- [WHAT IS NEEDED] Below is a listing; write it out exactly and drop any images from it.

- [DATA SECTION]

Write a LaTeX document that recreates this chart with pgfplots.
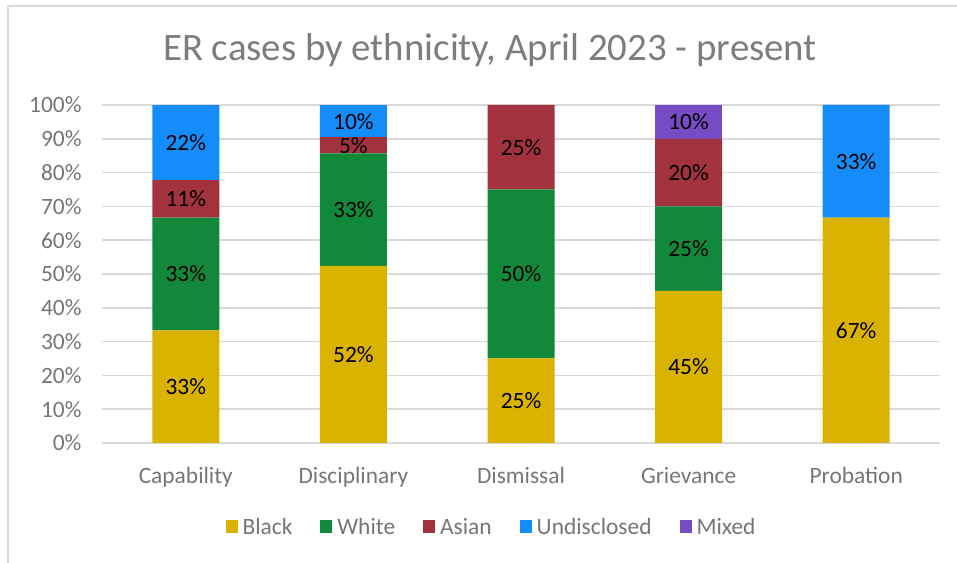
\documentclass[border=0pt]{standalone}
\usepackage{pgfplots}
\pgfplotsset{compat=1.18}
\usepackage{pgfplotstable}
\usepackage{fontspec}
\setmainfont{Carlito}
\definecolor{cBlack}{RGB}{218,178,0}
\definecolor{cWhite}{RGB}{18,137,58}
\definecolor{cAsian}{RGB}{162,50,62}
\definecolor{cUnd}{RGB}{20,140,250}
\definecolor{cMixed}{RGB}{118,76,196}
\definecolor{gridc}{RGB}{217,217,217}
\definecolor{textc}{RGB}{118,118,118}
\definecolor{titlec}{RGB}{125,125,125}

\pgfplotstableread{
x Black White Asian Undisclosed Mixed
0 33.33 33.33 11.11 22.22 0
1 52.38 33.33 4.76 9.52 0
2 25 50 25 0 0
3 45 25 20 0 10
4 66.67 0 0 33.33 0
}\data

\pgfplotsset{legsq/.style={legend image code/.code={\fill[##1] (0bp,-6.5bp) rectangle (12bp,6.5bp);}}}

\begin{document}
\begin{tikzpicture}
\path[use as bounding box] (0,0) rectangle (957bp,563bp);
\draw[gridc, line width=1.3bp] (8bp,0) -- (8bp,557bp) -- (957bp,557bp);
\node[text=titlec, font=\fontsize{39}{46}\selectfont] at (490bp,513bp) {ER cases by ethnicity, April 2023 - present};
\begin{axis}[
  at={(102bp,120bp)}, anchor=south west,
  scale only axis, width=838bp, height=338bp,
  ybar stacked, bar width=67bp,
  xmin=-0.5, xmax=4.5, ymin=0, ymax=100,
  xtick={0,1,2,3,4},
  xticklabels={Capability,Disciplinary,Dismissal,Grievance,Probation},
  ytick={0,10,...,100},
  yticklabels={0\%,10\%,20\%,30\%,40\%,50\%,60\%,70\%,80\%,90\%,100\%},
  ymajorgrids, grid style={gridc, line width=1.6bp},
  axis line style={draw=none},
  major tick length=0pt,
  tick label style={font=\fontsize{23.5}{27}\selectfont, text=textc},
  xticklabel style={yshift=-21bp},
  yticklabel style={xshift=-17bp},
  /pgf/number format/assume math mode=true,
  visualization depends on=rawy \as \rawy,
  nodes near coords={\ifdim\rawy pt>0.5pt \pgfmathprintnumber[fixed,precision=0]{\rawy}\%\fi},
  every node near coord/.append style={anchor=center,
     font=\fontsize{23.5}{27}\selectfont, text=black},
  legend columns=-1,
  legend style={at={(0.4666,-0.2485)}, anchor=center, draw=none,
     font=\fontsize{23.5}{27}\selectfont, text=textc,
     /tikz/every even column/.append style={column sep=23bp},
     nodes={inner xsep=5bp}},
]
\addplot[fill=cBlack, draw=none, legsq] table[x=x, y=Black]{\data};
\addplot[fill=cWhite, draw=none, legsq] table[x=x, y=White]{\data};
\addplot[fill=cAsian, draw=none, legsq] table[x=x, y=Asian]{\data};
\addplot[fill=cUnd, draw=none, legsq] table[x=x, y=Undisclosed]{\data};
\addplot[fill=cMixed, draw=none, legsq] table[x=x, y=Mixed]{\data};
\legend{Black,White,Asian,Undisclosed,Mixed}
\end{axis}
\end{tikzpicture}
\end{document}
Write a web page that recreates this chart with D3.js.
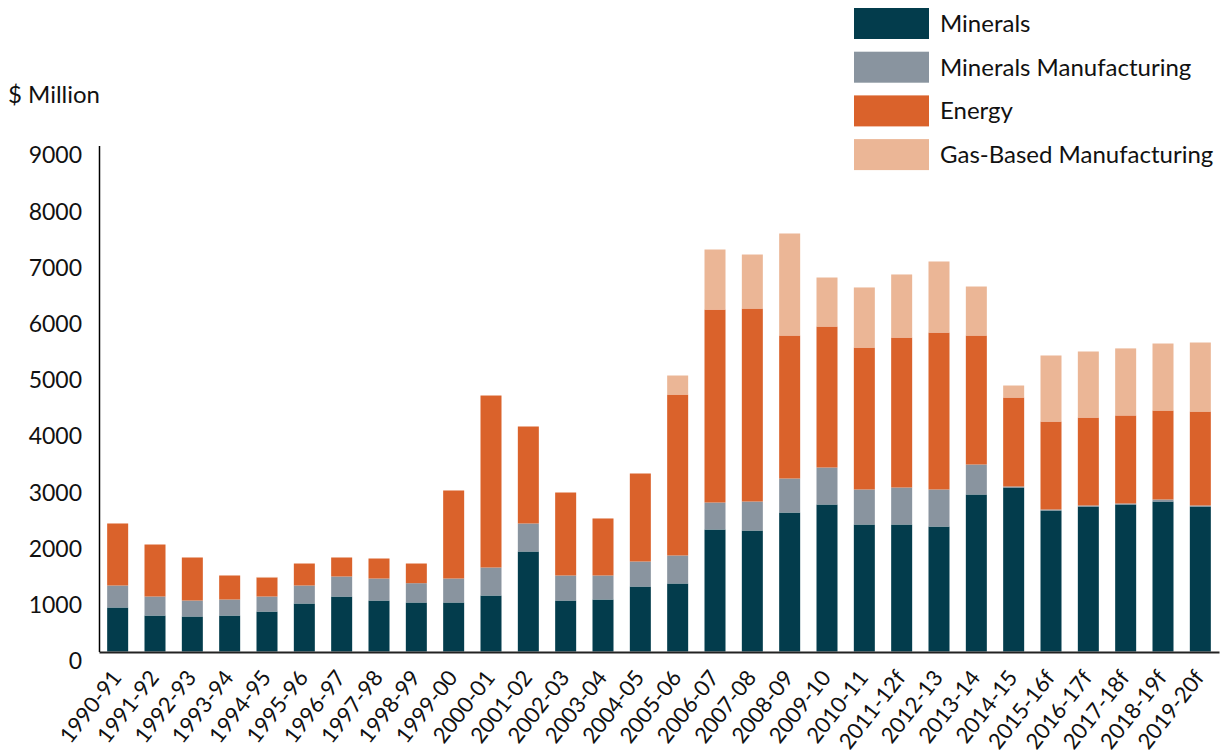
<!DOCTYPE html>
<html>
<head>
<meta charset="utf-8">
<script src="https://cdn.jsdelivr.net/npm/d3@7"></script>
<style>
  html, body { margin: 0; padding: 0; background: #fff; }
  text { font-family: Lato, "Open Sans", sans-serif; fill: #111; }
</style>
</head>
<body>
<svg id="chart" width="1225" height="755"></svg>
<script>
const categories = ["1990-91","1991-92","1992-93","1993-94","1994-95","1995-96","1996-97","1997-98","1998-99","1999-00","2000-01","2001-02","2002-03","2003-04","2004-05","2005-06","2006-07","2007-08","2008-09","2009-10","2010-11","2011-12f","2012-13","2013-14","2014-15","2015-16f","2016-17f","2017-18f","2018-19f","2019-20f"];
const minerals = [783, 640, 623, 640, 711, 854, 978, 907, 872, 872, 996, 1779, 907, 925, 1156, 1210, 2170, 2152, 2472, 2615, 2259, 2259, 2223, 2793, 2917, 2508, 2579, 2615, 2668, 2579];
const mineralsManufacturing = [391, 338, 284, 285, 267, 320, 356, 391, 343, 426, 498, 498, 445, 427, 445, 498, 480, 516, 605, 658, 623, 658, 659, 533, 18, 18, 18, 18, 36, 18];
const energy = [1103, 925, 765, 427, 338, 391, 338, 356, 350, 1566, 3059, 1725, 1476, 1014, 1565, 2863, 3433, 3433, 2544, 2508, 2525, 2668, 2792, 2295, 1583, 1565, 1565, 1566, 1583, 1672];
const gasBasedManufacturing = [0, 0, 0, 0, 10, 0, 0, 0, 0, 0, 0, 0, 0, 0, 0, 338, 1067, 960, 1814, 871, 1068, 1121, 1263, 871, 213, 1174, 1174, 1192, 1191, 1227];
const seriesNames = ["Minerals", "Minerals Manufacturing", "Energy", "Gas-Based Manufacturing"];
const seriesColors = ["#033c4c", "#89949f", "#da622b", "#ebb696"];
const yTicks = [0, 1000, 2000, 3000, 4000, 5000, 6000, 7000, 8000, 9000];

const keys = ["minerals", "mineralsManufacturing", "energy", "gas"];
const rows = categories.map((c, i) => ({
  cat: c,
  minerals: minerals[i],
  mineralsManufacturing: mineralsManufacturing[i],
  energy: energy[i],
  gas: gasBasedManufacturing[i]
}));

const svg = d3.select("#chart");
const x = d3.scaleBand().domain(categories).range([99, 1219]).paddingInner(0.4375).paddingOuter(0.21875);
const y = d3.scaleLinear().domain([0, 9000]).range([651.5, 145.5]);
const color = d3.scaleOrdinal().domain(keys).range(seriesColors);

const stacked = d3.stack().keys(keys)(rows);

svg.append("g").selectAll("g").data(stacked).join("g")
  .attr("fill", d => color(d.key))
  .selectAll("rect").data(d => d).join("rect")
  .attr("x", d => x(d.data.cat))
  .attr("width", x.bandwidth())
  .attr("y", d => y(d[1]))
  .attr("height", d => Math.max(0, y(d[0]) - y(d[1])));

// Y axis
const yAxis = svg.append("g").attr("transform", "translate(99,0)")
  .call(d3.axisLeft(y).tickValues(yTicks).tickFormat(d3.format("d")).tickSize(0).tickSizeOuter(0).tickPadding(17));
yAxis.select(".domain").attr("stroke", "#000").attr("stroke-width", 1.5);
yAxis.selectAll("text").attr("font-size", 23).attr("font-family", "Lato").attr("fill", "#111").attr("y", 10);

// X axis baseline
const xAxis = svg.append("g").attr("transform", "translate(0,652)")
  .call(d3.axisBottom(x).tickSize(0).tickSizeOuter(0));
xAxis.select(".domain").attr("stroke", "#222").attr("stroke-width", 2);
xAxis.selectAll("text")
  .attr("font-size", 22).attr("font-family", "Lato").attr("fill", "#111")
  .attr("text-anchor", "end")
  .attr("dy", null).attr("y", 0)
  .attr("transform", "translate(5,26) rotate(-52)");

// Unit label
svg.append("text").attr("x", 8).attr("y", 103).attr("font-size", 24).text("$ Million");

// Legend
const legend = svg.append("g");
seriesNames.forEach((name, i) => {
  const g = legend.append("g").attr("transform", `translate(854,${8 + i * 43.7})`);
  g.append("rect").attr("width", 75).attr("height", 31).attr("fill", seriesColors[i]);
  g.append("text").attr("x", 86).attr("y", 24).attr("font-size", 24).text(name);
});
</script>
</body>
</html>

- [EXPECTED ANSWER]
Write a LaTeX document that recreates this chart with pgfplots.
\documentclass[border=0pt]{standalone}
\usepackage{pgfplots}
\pgfplotsset{compat=1.18}
\usepackage{pgfplotstable}
\usepackage{fontspec}
\setmainfont{Carlito}
\definecolor{cBlack}{RGB}{218,178,0}
\definecolor{cWhite}{RGB}{18,137,58}
\definecolor{cAsian}{RGB}{162,50,62}
\definecolor{cUnd}{RGB}{20,140,250}
\definecolor{cMixed}{RGB}{118,76,196}
\definecolor{gridc}{RGB}{217,217,217}
\definecolor{textc}{RGB}{118,118,118}
\definecolor{titlec}{RGB}{125,125,125}

\pgfplotstableread{
x Black White Asian Undisclosed Mixed
0 33.33 33.33 11.11 22.22 0
1 52.38 33.33 4.76 9.52 0
2 25 50 25 0 0
3 45 25 20 0 10
4 66.67 0 0 33.33 0
}\data

\pgfplotsset{legsq/.style={legend image code/.code={\fill[##1] (0bp,-6.5bp) rectangle (12bp,6.5bp);}}}

\begin{document}
\begin{tikzpicture}
\path[use as bounding box] (0,0) rectangle (957bp,563bp);
\draw[gridc, line width=1.3bp] (8bp,0) -- (8bp,557bp) -- (957bp,557bp);
\node[text=titlec, font=\fontsize{39}{46}\selectfont] at (490bp,513bp) {ER cases by ethnicity, April 2023 - present};
\begin{axis}[
  at={(102bp,120bp)}, anchor=south west,
  scale only axis, width=838bp, height=338bp,
  ybar stacked, bar width=67bp,
  xmin=-0.5, xmax=4.5, ymin=0, ymax=100,
  xtick={0,1,2,3,4},
  xticklabels={Capability,Disciplinary,Dismissal,Grievance,Probation},
  ytick={0,10,...,100},
  yticklabels={0\%,10\%,20\%,30\%,40\%,50\%,60\%,70\%,80\%,90\%,100\%},
  ymajorgrids, grid style={gridc, line width=1.6bp},
  axis line style={draw=none},
  major tick length=0pt,
  tick label style={font=\fontsize{23.5}{27}\selectfont, text=textc},
  xticklabel style={yshift=-21bp},
  yticklabel style={xshift=-17bp},
  /pgf/number format/assume math mode=true,
  visualization depends on=rawy \as \rawy,
  nodes near coords={\ifdim\rawy pt>0.5pt \pgfmathprintnumber[fixed,precision=0]{\rawy}\%\fi},
  every node near coord/.append style={anchor=center,
     font=\fontsize{23.5}{27}\selectfont, text=black},
  legend columns=-1,
  legend style={at={(0.4666,-0.2485)}, anchor=center, draw=none,
     font=\fontsize{23.5}{27}\selectfont, text=textc,
     /tikz/every even column/.append style={column sep=23bp},
     nodes={inner xsep=5bp}},
]
\addplot[fill=cBlack, draw=none, legsq] table[x=x, y=Black]{\data};
\addplot[fill=cWhite, draw=none, legsq] table[x=x, y=White]{\data};
\addplot[fill=cAsian, draw=none, legsq] table[x=x, y=Asian]{\data};
\addplot[fill=cUnd, draw=none, legsq] table[x=x, y=Undisclosed]{\data};
\addplot[fill=cMixed, draw=none, legsq] table[x=x, y=Mixed]{\data};
\legend{Black,White,Asian,Undisclosed,Mixed}
\end{axis}
\end{tikzpicture}
\end{document}
Write a web page that recreates this chart with D3.js.
<!DOCTYPE html>
<html>
<head>
<meta charset="utf-8">
<script src="https://cdn.jsdelivr.net/npm/d3@7"></script>
<style>
  html, body { margin: 0; padding: 0; background: #fff; }
  text { font-family: Lato, "Open Sans", sans-serif; fill: #111; }
</style>
</head>
<body>
<svg id="chart" width="1225" height="755"></svg>
<script>
const categories = ["1990-91","1991-92","1992-93","1993-94","1994-95","1995-96","1996-97","1997-98","1998-99","1999-00","2000-01","2001-02","2002-03","2003-04","2004-05","2005-06","2006-07","2007-08","2008-09","2009-10","2010-11","2011-12f","2012-13","2013-14","2014-15","2015-16f","2016-17f","2017-18f","2018-19f","2019-20f"];
const minerals = [783, 640, 623, 640, 711, 854, 978, 907, 872, 872, 996, 1779, 907, 925, 1156, 1210, 2170, 2152, 2472, 2615, 2259, 2259, 2223, 2793, 2917, 2508, 2579, 2615, 2668, 2579];
const mineralsManufacturing = [391, 338, 284, 285, 267, 320, 356, 391, 343, 426, 498, 498, 445, 427, 445, 498, 480, 516, 605, 658, 623, 658, 659, 533, 18, 18, 18, 18, 36, 18];
const energy = [1103, 925, 765, 427, 338, 391, 338, 356, 350, 1566, 3059, 1725, 1476, 1014, 1565, 2863, 3433, 3433, 2544, 2508, 2525, 2668, 2792, 2295, 1583, 1565, 1565, 1566, 1583, 1672];
const gasBasedManufacturing = [0, 0, 0, 0, 10, 0, 0, 0, 0, 0, 0, 0, 0, 0, 0, 338, 1067, 960, 1814, 871, 1068, 1121, 1263, 871, 213, 1174, 1174, 1192, 1191, 1227];
const seriesNames = ["Minerals", "Minerals Manufacturing", "Energy", "Gas-Based Manufacturing"];
const seriesColors = ["#033c4c", "#89949f", "#da622b", "#ebb696"];
const yTicks = [0, 1000, 2000, 3000, 4000, 5000, 6000, 7000, 8000, 9000];

const keys = ["minerals", "mineralsManufacturing", "energy", "gas"];
const rows = categories.map((c, i) => ({
  cat: c,
  minerals: minerals[i],
  mineralsManufacturing: mineralsManufacturing[i],
  energy: energy[i],
  gas: gasBasedManufacturing[i]
}));

const svg = d3.select("#chart");
const x = d3.scaleBand().domain(categories).range([99, 1219]).paddingInner(0.4375).paddingOuter(0.21875);
const y = d3.scaleLinear().domain([0, 9000]).range([651.5, 145.5]);
const color = d3.scaleOrdinal().domain(keys).range(seriesColors);

const stacked = d3.stack().keys(keys)(rows);

svg.append("g").selectAll("g").data(stacked).join("g")
  .attr("fill", d => color(d.key))
  .selectAll("rect").data(d => d).join("rect")
  .attr("x", d => x(d.data.cat))
  .attr("width", x.bandwidth())
  .attr("y", d => y(d[1]))
  .attr("height", d => Math.max(0, y(d[0]) - y(d[1])));

// Y axis
const yAxis = svg.append("g").attr("transform", "translate(99,0)")
  .call(d3.axisLeft(y).tickValues(yTicks).tickFormat(d3.format("d")).tickSize(0).tickSizeOuter(0).tickPadding(17));
yAxis.select(".domain").attr("stroke", "#000").attr("stroke-width", 1.5);
yAxis.selectAll("text").attr("font-size", 23).attr("font-family", "Lato").attr("fill", "#111").attr("y", 10);

// X axis baseline
const xAxis = svg.append("g").attr("transform", "translate(0,652)")
  .call(d3.axisBottom(x).tickSize(0).tickSizeOuter(0));
xAxis.select(".domain").attr("stroke", "#222").attr("stroke-width", 2);
xAxis.selectAll("text")
  .attr("font-size", 22).attr("font-family", "Lato").attr("fill", "#111")
  .attr("text-anchor", "end")
  .attr("dy", null).attr("y", 0)
  .attr("transform", "translate(5,26) rotate(-52)");

// Unit label
svg.append("text").attr("x", 8).attr("y", 103).attr("font-size", 24).text("$ Million");

// Legend
const legend = svg.append("g");
seriesNames.forEach((name, i) => {
  const g = legend.append("g").attr("transform", `translate(854,${8 + i * 43.7})`);
  g.append("rect").attr("width", 75).attr("height", 31).attr("fill", seriesColors[i]);
  g.append("text").attr("x", 86).attr("y", 24).attr("font-size", 24).text(name);
});
</script>
</body>
</html>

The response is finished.